I know what you're doing BBC. Just when it looks like there might be a chance of me actually getting something on to your network you decide to self-destruct to ensure that such a thing can never happen. It might seem an extreme course of action to avoid showing six half-hour sitcoms, but if that's what it takes they're prepared to destroy the mother ship. By concentrating on the fate of the BBC and the mistakes made by journalists, the media seem to be missing what is really important in this story: the consequences it might have for an as yet uncommissioned sitcom. Why are people so selfish and obsessed with the wrong things?
Kudos to George Entwistle for resigning though. Although unlucky to start his job just as this shitstorm was brewing, I think he's been out of his depth. But he has managed to make all the politicians and editors and media moguls at the heart of other terrible fuck ups look like the self-preservation society that they are. Any chance of Murdoch resigning? Or Jeremy Hunt? Even Andrew Mitchell had to be dragged out screaming after weeks of trying to pass the buck.
It made me want to get a job at the BBC just so that I could resign in support of him. But every time I get a BBC gig they end up sacking me before I can make such an honourable gesture. Maybe next time.
But my (and a few other people's) suggestion to get out of this would have been to follow Rupert Murdoch's example and have Newsnight shut down, only then, a few days later to bring out a show in the same timeslot called Nightnews with the same staff and basic format.
I can't shake the feeling that the BBC are being outmanoeuvred in this game of chess between them on one side and the Tories and Murdoch on the other. And I am not sure honour will help them win this one. Which is a shame. Because in a sense all this should make us appreciate the BBC even more.

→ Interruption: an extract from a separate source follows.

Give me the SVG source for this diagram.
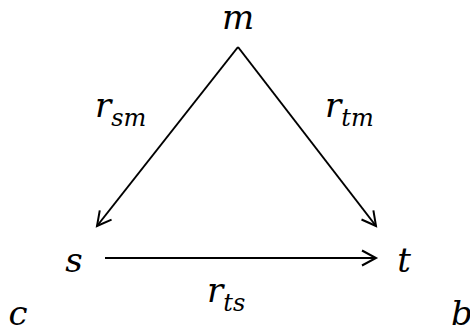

Did Sky news interview Murdoch about phone hacking in the way that the Today programme savaged Entwistle? Would David Cameron step down if one of the members of his government made a similar mistake?
If we have to investigate anything in the media let it be the dodgy connections and collusions and texts going on between News International and the government. But maybe we should be concentrating on finding out what was really going on in those children's homes.
Let's make sure we don't lose sight of how amazing the BBC is. I have lots of reasons to be annoyed and confused and cross about their management structure and their compliance department and the way they've sometimes treated me, but like all of you I have an awful lot to thank them for too. We need the BBC to be there and to be independent and it's still largely fucking wonderful. I think it's healthy that there is commercial competition and I am happy for Sky to exist (I have worked for them in the past and would do again).
But it costs about the same to pay for a year of HD channels on Sky as it does for the licence fee for the whole of the BBC output. That HD payment doesn't get you anything extra, just allows you to see it in slightly sharper focus.
I hope the BBC's sense of honour and its willingness to bend over backwards and then be anally violated in dealing with criticism (let's face it the second Newsnight mistake came about because people had criticised them for exercising caution with allegations from one of Savile's victims and so they had decided to not be accused of the same thing with the allegations against another public figure) will not result in it being weakened or side-lined. We need you BBC. Come out fighting.